January 4, 2023
The U.S. Congress passed the $1.7 trillion Fiscal Year 2023 Omnibus Appropriations bill.
Included in the bill are peanut provisions proposed by U.S. House Appropriations Agriculture Subcommittee Chairman Sanford Bishop (D-GA) and supported by the peanut industry.
These U.S. Peanut Federation supported research initiatives—aflatoxin and nutrition—are in their second year of funding. Total funding for FY 2023 is $4 million for aflatoxin research at the USDA Peanut Research Laboratory in Dawson, Ga., and $1.5 million for the USDA Agricultural Research Service to work on peanut nutrition priorities.
The funding for peanut research will support activities and projects working to mitigate aflatoxin in peanuts and enhance ongoing collaborations with land grant institutions to further advance research efforts.

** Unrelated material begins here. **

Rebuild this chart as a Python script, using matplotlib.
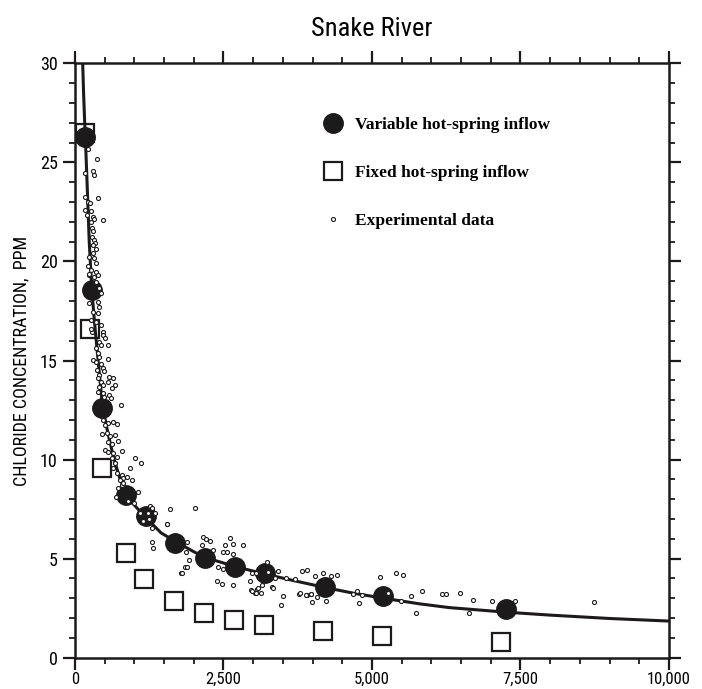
import matplotlib
matplotlib.use("Agg")
import matplotlib.pyplot as plt
from matplotlib.ticker import MultipleLocator, FuncFormatter

NARROW = ["Roboto Condensed", "Liberation Sans Narrow", "Liberation Sans", "DejaVu Sans"]
SERIF = ["Liberation Serif", "DejaVu Serif"]

# model curve
curve_x = [130, 145, 160, 177, 207, 240, 283, 330, 380, 463, 550, 650, 750, 860,
           1000, 1200, 1450, 1700, 2000, 2200, 2700, 3200, 3700, 4200, 4700, 5200,
           5800, 6300, 7250, 8000, 9000, 10000]
curve_y = [30.0, 28.5, 27.3, 26.1, 23.7, 21.0, 18.6, 16.9, 15.3, 12.7, 11.4, 10.1,
           9.1, 8.25, 7.7, 7.05, 6.3, 5.85, 5.35, 5.05, 4.6, 4.22, 3.88, 3.55, 3.25,
           3.0, 2.72, 2.53, 2.3, 2.15, 1.98, 1.85]

# variable hot-spring inflow (filled circles)
var_x = [168, 283, 463, 859, 1196, 1684, 2189, 2694, 3200, 4210, 5192, 7258]
var_y = [26.3, 18.56, 12.62, 8.21, 7.15, 5.77, 5.02, 4.56, 4.26, 3.55, 3.13, 2.46]

# fixed hot-spring inflow (open squares)
fix_x = [168, 261, 463, 859, 1170, 1667, 2173, 2677, 3180, 4180, 5172, 7179]
fix_y = [26.5, 16.6, 9.58, 5.28, 3.99, 2.87, 2.28, 1.90, 1.64, 1.33, 1.10, 0.80]

# experimental data (small dots)
exp_x = [370, 298, 325, 173, 382, 173, 214, 253, 173, 269, 197, 298, 325, 466, 269,
         286, 308, 286, 325, 342, 308, 354, 298, 231, 325, 354, 214, 269, 354, 231,
         325, 224, 241, 382, 354, 409, 438, 241, 382, 409, 298, 382, 269, 286, 269,
         354, 438, 466, 477, 510, 409, 438, 354, 551, 382, 409, 298, 354, 561, 438,
         466, 365, 493, 409, 578, 635, 382, 438, 551, 466, 409, 679, 623, 382, 466,
         578, 493, 606, 775, 477, 561, 645, 702, 505, 450, 534, 589, 674, 561, 618,
         729, 505, 561, 645, 786, 618, 702, 674, 1010, 1106, 645, 702, 786, 813, 758,
         871, 786, 729, 690, 1066, 1263, 1600, 2021, 955, 926, 803, 1291, 1544, 1347,
         1291, 1291, 1308, 1554, 1852, 1780, 900, 1000, 1100, 1150, 1250, 1230,
         1891, 1869, 1925, 1891, 1797, 2161, 2206, 2273, 2134, 2329, 2610, 2526, 2666,
         2834, 2487, 2565, 2666, 2413, 2487, 2386, 2470, 2666, 2976, 2947, 3048, 3238,
         3424, 3368, 3553, 3705, 3312, 3339, 3144, 2959, 3070, 3031, 3127, 3508, 3818,
         3912, 4042, 4181, 4306, 4407, 3902, 3969, 3777, 4080, 2976, 3048, 3087, 3255,
         3469, 3789, 3890, 3974, 3986, 4227, 4677, 4754, 4828, 4788, 5136, 5406, 5518,
         5276, 5485, 5653, 5838, 5742, 6175, 6248, 6483, 6708, 6640, 7017, 7410, 8745]
exp_y = [25.17, 24.58, 24.38, 24.48, 23.19, 23.27, 23.02, 22.97, 22.6, 22.57, 22.35,
         22.23, 22.13, 22.1, 22.01, 21.68, 21.55, 21.25, 21.09, 20.92, 20.83, 20.62,
         20.41, 20.21, 20.16, 19.91, 19.77, 19.57, 19.49, 19.32, 19.23, 25.7, 19.39,
         19.32, 18.98, 18.65, 18.39, 17.89, 17.97, 17.72, 17.47, 17.39, 17.05, 16.46,
         16.58, 16.96, 16.79, 16.46, 16.29, 16.12, 15.95, 15.79, 15.62, 15.79, 15.37,
         15.19, 15.03, 14.94, 15.06, 14.83, 14.61, 14.52, 14.49, 14.27, 14.18, 14.1,
         14.1, 13.93, 13.93, 13.76, 13.68, 13.76, 13.6, 13.43, 13.35, 13.26, 13.18,
         13.09, 12.76, 12.0, 11.83, 11.91, 11.8, 11.75, 11.3, 11.33, 11.19, 11.24,
         10.9, 10.79, 10.95, 10.49, 10.4, 10.32, 10.45, 10.07, 10.15, 9.81, 10.07,
         9.81, 9.56, 9.31, 9.22, 9.06, 8.97, 9.11, 8.72, 8.55, 8.13, 8.38, 7.66, 7.49,
         7.54, 8.97, 9.59, 8.8, 7.54, 6.75, 7.29, 6.53, 5.86, 5.52, 6.75, 4.59, 4.26,
         7.9, 7.8, 7.3, 6.9, 7.0, 7.3, 5.86, 5.35, 4.93, 4.59, 4.26, 6.11, 5.98, 5.91,
         5.69, 5.44, 6.03, 5.69, 5.74, 5.69, 5.35, 5.35, 5.23, 4.56, 4.46, 3.89, 3.72,
         3.67, 4.26, 3.89, 4.29, 4.85, 4.39, 4.01, 4.04, 3.96, 3.58, 3.5, 3.67, 3.42,
         3.45, 3.25, 3.28, 3.11, 4.38, 4.43, 4.12, 4.26, 4.12, 4.17, 3.17, 3.22, 3.22,
         3.05, 3.38, 3.25, 3.5, 4.34, 2.66, 3.25, 3.17, 3.22, 2.8, 2.88, 3.22, 3.37,
         3.17, 2.75, 4.06, 4.26, 4.17, 3.28, 2.88, 3.13, 3.38, 2.24, 3.22, 3.2, 3.25,
         2.91, 2.27, 2.86, 2.86, 2.8]

INK = "#1c1a1a"

fig = plt.figure(figsize=(7.02, 6.89), dpi=100)
ax = fig.add_axes([0.1068, 0.0454, 0.8462, 0.8627])

ax.plot(curve_x, curve_y, color=INK, lw=2.2, zorder=2)
sq, = ax.plot(fix_x, fix_y, "s", ms=13, mfc="none", mec=INK, mew=1.6,
              ls="none", zorder=3)
dots_v, = ax.plot(var_x, var_y, "o", ms=14, mfc=INK, mec=INK, ls="none", zorder=4)
ex, = ax.plot(exp_x, exp_y, "o", ms=2.9, mfc="white", mec=INK, mew=0.8,
              ls="none", zorder=5)

ax.set_xlim(0, 10000)
ax.set_ylim(0, 30)
ax.xaxis.set_major_locator(MultipleLocator(2500))
ax.xaxis.set_minor_locator(MultipleLocator(500))
ax.yaxis.set_major_locator(MultipleLocator(5))
ax.yaxis.set_minor_locator(MultipleLocator(1))
ax.xaxis.set_major_formatter(FuncFormatter(lambda v, p: f"{int(v):,}"))
ax.yaxis.set_major_formatter(FuncFormatter(lambda v, p: f"{int(v)}"))

for s in ax.spines.values():
    s.set_linewidth(1.8)
    s.set_color(INK)
ax.tick_params(which="both", direction="out", top=True, right=True, color=INK)
ax.tick_params(which="major", length=8.5, width=1.6)
ax.tick_params(which="minor", length=4.3, width=1.3)
ax.tick_params(axis="x", labelsize=12, pad=1.5)
ax.tick_params(axis="y", labelsize=13, pad=4)
for lab in ax.get_xticklabels() + ax.get_yticklabels():
    lab.set_family(NARROW)

ax.set_ylabel("CHLORIDE CONCENTRATION,  PPM", family=NARROW, fontsize=13, labelpad=7)
ax.set_title("Snake River", family=NARROW, fontsize=19, pad=20)

leg = ax.legend([dots_v, sq, ex],
                ["Variable hot-spring inflow", "Fixed hot-spring inflow", "Experimental data"],
                loc="upper left", bbox_to_anchor=(0.402, 0.925), frameon=False,
                borderpad=0, handlelength=1.2, handletextpad=0.7, labelspacing=1.85,
                prop={"family": SERIF, "weight": "bold", "size": 12.5})

fig.savefig("out.png", dpi=100)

“USPF appreciates the recognition of the importance of peanut research in the FY23 Omnibus Appropriations bill,” said Karl Zimmer, USPF chairman, in a Jan. 3 statement. “Although the U. S. peanut industry has effective protocols in place to manage aflatoxin, our ability to reduce its large economic impact while maintaining a safe and reliable supply of peanuts will take investment in innovative research solutions.”
The funding for peanut nutrition research will support projects working to identify how peanut consumption contributes to overall health, wellness, and reduction of chronic disease risk in various groups and across lifespans. Research topics will include chronic diseases, nutrition and wellness at all ages, health disparities, dietary patterns for optimal health, and nutrition for the future.

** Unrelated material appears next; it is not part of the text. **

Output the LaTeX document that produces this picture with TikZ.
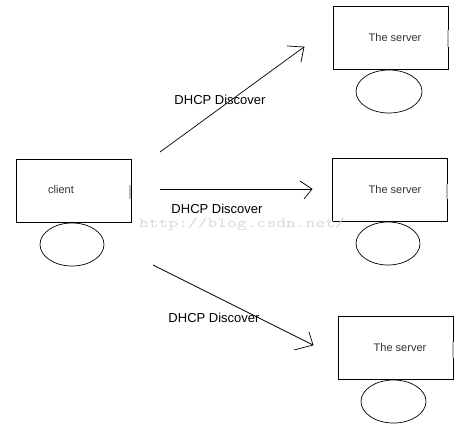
\documentclass[tikz,border=0pt]{standalone}
\usepackage{fontspec}
\setmainfont{Liberation Sans}
\begin{document}
\begin{tikzpicture}[x=1pt,y=-1pt,
  box/.style={draw,line width=0.9pt,minimum width=115pt,minimum height=63pt,inner sep=0pt},
  lbl/.style={font=\fontsize{11}{11}\selectfont,text=black!80,inner sep=0pt},
  msg/.style={font=\fontsize{13}{13}\selectfont,inner sep=0pt},
  arr/.style={line width=0.7pt},
  bar/.style={line width=1.3pt,gray!55}]
\useasboundingbox[fill=white] (0,0) rectangle (462,428);
% client
\node[box] (cbox) at (73.5,190.5) {};
\node[lbl] (ctext) at (61,190) {client};
\draw[bar] (130,185) -- (130,199);
\draw[line width=0.7pt] (72,244.5) ellipse [x radius=32pt,y radius=21.5pt];
% server 1
\node[box] (s1) at (390.5,37.5) {};
\node[lbl] (s1t) at (395,38) {The server};
\draw[bar] (448,30) -- (448,47);
\draw[line width=0.7pt] (389,91.5) ellipse [x radius=33pt,y radius=21.5pt];
% server 2
\node[box] (s2) at (390,189.5) {};
\node[lbl] (s2t) at (395,190) {The server};
\draw[bar] (447,184) -- (447,199);
\draw[line width=0.7pt] (388,243.5) ellipse [x radius=32pt,y radius=21.5pt];
% server 3
\node[box] (s3) at (395.5,347.5) {};
\node[lbl] (s3t) at (400,348) {The server};
\draw[bar] (453,342) -- (453,358);
\draw[line width=0.7pt] (393.5,401.5) ellipse [x radius=32.5pt,y radius=21.5pt];
% watermark
\node[inner sep=0pt,text=gray!30] (wm) at (242,224) {\scalebox{1.36}[1]{\ttfamily\fontsize{14}{14}\selectfont http://blog.csdn.net/}};
% arrows
\coordinate (a1s) at (160,152); \coordinate (a1e) at (304,47);
\coordinate (a2s) at (160,189); \coordinate (a2e) at (312,189);
\coordinate (a3s) at (153,265); \coordinate (a3e) at (313,345);
\draw[arr] (a1s) -- (a1e);
\draw[arr] (287,46) -- (a1e) -- (301,62);
\draw[arr] (a2s) -- (a2e);
\draw[arr] (300,181) -- (a2e) -- (304,199);
\draw[arr] (a3s) -- (a3e);
\draw[arr] (309,332) -- (a3e) -- (294,350);
% labels
\node[msg] (m1) at (220,100) {DHCP Discover};
\node[msg] (m2) at (217,208.5) {DHCP Discover};
\node[msg] (m3) at (214,318) {DHCP Discover};
\end{tikzpicture}
\end{document}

The omnibus package includes over $3 billion for disaster assistance “related to the loss of revenue, quality or production losses of crops, trees, bushes, and vines, as a consequence of droughts, wildfires, hurricanes, floods, derechos, excessive heat, tornadoes, winter storms, freeze, including a polar vortex, smoke exposure, and excessive moisture occurring in calendar year 2022.” The process for receiving disaster assistance will be determined by the U.S. Department of Agriculture following the appropriation of the funds.
“Peanut producers have experienced many difficulties this year, from adverse weather conditions to rising input costs,” states Joe Boddiford, chairman of the Georgia Peanut Commission. “The disaster assistance included in this appropriations legislation will help ensure peanut producers can continue to produce a good crop and keep the agricultural economy functioning and healthy.”
Also included in the legislation is language proposed by U.S. Senator Raphael Warnock (D-GA), Chairman of the Subcommittee on Commodities, Risk Management, and Trade to “encourage the Office of the Undersecretary for Trade and Foreign Agricultural Affairs to prioritize interagency coordination with the Office of the U.S. Trade Representative and industry engagement in order to develop effective and lasting solutions that will allow increased market access for domestic peanuts into the European Union.”
“The European Union and United Kingdom are historically one of the largest export markets for U.S. peanuts. It is essential to the health of the peanut industry that we address trade barriers restricting peanut exports to the European Union,” Zimmer said.
The omnibus agreement includes language related to funding nutrition and feeding programs in the United States and abroad. The legislation encourages USDA to work with the United States Agency for International Development to support the scale up of U.S. production and procurement of Ready-to-Use Therapeutic Foods, and to develop a multi-year strategy to support this effort. The legislation also requires an increase in funding for nutrition programs, including $28.5 billion for Child Nutrition Programs.
“We are very pleased to see the importance of investing in nutrition reflected in this legislation,” states Cole McNair, President of the National Peanut Buying Points Association. “The peanut industry has long been committed to educating and advocating for healthful lifestyles across all communities. It is important that we continue to invest in nutrition research and nutrition programs that make healthy foods, such as peanuts, accessible around the globe.”